-- START OF DATA RECORDS --

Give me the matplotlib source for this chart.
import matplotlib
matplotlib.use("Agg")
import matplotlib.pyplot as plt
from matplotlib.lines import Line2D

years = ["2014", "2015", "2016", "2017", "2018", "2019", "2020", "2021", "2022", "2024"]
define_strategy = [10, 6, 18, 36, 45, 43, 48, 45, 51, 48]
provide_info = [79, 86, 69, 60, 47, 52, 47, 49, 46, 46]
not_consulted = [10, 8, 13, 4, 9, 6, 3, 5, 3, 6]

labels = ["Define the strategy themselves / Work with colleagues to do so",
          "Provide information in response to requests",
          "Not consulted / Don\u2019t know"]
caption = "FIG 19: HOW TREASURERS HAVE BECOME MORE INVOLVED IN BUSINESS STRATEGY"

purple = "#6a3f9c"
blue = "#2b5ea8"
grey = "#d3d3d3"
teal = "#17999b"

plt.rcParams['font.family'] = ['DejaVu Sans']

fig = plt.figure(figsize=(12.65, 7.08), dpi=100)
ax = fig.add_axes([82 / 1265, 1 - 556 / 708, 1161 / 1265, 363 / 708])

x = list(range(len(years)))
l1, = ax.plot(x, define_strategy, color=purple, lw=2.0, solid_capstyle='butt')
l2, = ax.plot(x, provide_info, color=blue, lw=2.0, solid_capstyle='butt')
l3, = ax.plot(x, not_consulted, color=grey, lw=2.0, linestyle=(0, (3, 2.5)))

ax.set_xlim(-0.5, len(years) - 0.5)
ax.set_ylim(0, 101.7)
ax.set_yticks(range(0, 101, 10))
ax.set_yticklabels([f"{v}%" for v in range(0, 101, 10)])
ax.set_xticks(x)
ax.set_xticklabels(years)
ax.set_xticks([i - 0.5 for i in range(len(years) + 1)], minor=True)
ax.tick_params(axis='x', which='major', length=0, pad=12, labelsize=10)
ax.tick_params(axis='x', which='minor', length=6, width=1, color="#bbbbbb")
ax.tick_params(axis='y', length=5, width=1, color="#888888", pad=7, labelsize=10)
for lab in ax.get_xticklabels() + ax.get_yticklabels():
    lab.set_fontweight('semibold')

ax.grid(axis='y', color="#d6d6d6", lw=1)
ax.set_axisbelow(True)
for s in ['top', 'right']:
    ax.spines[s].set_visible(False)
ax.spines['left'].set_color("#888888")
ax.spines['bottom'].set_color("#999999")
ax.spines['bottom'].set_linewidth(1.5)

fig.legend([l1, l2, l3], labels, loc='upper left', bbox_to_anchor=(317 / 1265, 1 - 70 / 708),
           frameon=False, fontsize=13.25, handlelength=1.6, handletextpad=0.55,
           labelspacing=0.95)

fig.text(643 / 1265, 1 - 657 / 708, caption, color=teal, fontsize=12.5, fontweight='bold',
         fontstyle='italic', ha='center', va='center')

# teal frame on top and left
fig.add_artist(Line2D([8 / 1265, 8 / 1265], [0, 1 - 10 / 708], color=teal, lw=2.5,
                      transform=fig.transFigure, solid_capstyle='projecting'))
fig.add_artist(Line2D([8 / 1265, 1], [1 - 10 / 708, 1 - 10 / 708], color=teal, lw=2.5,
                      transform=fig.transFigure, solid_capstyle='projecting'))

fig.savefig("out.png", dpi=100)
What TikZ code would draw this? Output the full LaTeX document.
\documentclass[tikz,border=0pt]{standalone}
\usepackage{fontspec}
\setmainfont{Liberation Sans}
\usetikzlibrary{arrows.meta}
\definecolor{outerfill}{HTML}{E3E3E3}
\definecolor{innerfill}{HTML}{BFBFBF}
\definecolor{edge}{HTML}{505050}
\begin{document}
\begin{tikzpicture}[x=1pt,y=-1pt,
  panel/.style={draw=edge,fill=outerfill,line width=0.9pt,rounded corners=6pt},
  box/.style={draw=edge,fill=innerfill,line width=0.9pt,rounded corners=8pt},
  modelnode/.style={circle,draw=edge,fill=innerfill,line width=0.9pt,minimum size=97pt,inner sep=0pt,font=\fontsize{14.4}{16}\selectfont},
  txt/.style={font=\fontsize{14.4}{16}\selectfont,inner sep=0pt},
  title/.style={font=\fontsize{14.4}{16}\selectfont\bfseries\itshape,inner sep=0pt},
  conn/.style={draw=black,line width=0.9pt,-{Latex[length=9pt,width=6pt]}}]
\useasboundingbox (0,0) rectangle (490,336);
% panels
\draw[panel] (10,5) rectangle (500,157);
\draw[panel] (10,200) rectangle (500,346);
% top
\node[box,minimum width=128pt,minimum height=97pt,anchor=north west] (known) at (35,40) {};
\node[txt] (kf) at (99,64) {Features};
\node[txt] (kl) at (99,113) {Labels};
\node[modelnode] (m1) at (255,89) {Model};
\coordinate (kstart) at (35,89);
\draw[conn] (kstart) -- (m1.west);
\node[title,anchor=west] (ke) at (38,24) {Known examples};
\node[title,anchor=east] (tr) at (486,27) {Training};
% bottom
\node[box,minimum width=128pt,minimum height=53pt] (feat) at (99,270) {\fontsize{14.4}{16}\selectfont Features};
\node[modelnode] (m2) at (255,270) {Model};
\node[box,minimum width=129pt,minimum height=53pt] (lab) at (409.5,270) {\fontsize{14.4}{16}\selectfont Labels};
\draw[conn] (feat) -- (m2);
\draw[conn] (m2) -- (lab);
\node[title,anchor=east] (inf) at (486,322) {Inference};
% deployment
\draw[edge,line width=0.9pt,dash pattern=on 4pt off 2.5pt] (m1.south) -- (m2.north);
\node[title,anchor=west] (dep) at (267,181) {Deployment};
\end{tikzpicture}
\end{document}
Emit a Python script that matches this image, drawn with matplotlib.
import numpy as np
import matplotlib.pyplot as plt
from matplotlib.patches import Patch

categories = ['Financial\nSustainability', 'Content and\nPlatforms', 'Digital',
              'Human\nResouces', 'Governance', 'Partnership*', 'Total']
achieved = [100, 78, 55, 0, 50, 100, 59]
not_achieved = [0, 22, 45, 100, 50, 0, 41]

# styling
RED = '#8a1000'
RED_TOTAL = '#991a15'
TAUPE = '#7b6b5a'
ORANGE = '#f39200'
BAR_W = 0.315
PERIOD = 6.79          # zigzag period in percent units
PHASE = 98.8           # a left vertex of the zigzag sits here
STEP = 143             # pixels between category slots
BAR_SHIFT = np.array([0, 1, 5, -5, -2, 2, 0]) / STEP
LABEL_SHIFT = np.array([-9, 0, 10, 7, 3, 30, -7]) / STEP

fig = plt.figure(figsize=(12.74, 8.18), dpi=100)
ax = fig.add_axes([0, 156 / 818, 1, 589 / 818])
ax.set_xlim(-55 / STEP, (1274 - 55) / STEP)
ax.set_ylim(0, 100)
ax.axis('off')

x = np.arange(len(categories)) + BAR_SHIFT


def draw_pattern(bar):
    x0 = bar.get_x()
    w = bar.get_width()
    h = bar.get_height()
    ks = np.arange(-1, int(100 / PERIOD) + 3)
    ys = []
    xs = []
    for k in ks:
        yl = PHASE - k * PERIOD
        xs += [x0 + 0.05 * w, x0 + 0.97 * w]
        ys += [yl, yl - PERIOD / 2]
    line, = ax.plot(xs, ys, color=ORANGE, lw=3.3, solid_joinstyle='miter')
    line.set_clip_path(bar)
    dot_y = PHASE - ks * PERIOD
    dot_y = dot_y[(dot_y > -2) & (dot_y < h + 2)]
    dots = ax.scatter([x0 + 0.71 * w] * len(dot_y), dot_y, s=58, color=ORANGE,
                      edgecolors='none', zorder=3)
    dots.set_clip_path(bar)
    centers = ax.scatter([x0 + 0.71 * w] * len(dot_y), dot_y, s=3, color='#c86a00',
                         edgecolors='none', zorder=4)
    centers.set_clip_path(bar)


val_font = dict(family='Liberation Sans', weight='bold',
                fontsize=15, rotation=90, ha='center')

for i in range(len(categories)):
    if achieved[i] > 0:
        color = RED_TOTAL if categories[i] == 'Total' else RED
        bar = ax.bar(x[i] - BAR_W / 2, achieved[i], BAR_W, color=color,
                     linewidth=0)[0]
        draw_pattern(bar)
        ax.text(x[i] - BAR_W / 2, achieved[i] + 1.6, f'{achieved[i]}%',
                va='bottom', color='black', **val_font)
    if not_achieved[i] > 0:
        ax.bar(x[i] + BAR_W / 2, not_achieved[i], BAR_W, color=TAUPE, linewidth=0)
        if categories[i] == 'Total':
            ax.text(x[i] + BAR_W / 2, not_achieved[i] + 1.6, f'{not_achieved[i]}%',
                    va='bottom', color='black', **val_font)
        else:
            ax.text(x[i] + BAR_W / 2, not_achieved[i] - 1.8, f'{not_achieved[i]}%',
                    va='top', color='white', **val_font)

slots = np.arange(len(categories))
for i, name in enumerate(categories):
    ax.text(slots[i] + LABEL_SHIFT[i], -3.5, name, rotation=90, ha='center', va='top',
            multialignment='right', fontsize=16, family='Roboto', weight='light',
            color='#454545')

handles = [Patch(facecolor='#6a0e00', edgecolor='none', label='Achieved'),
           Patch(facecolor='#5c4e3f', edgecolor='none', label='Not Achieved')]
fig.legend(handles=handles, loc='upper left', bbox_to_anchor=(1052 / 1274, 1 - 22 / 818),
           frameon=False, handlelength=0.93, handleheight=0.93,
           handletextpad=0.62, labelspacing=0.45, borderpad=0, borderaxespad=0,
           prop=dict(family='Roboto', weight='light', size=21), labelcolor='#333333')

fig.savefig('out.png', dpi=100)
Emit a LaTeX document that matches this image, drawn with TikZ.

-- END OF DATA RECORDS --

→ TASK TO CARRY OUT: Using the entries above, quote each line verbatim from the first through the line that contains "ax.spines['bottom'].set_linewidth(1.5)".

→ EXPECTED OUTPUT:
Give me the matplotlib source for this chart.
import matplotlib
matplotlib.use("Agg")
import matplotlib.pyplot as plt
from matplotlib.lines import Line2D

years = ["2014", "2015", "2016", "2017", "2018", "2019", "2020", "2021", "2022", "2024"]
define_strategy = [10, 6, 18, 36, 45, 43, 48, 45, 51, 48]
provide_info = [79, 86, 69, 60, 47, 52, 47, 49, 46, 46]
not_consulted = [10, 8, 13, 4, 9, 6, 3, 5, 3, 6]

labels = ["Define the strategy themselves / Work with colleagues to do so",
          "Provide information in response to requests",
          "Not consulted / Don\u2019t know"]
caption = "FIG 19: HOW TREASURERS HAVE BECOME MORE INVOLVED IN BUSINESS STRATEGY"

purple = "#6a3f9c"
blue = "#2b5ea8"
grey = "#d3d3d3"
teal = "#17999b"

plt.rcParams['font.family'] = ['DejaVu Sans']

fig = plt.figure(figsize=(12.65, 7.08), dpi=100)
ax = fig.add_axes([82 / 1265, 1 - 556 / 708, 1161 / 1265, 363 / 708])

x = list(range(len(years)))
l1, = ax.plot(x, define_strategy, color=purple, lw=2.0, solid_capstyle='butt')
l2, = ax.plot(x, provide_info, color=blue, lw=2.0, solid_capstyle='butt')
l3, = ax.plot(x, not_consulted, color=grey, lw=2.0, linestyle=(0, (3, 2.5)))

ax.set_xlim(-0.5, len(years) - 0.5)
ax.set_ylim(0, 101.7)
ax.set_yticks(range(0, 101, 10))
ax.set_yticklabels([f"{v}%" for v in range(0, 101, 10)])
ax.set_xticks(x)
ax.set_xticklabels(years)
ax.set_xticks([i - 0.5 for i in range(len(years) + 1)], minor=True)
ax.tick_params(axis='x', which='major', length=0, pad=12, labelsize=10)
ax.tick_params(axis='x', which='minor', length=6, width=1, color="#bbbbbb")
ax.tick_params(axis='y', length=5, width=1, color="#888888", pad=7, labelsize=10)
for lab in ax.get_xticklabels() + ax.get_yticklabels():
    lab.set_fontweight('semibold')

ax.grid(axis='y', color="#d6d6d6", lw=1)
ax.set_axisbelow(True)
for s in ['top', 'right']:
    ax.spines[s].set_visible(False)
ax.spines['left'].set_color("#888888")
ax.spines['bottom'].set_color("#999999")
ax.spines['bottom'].set_linewidth(1.5)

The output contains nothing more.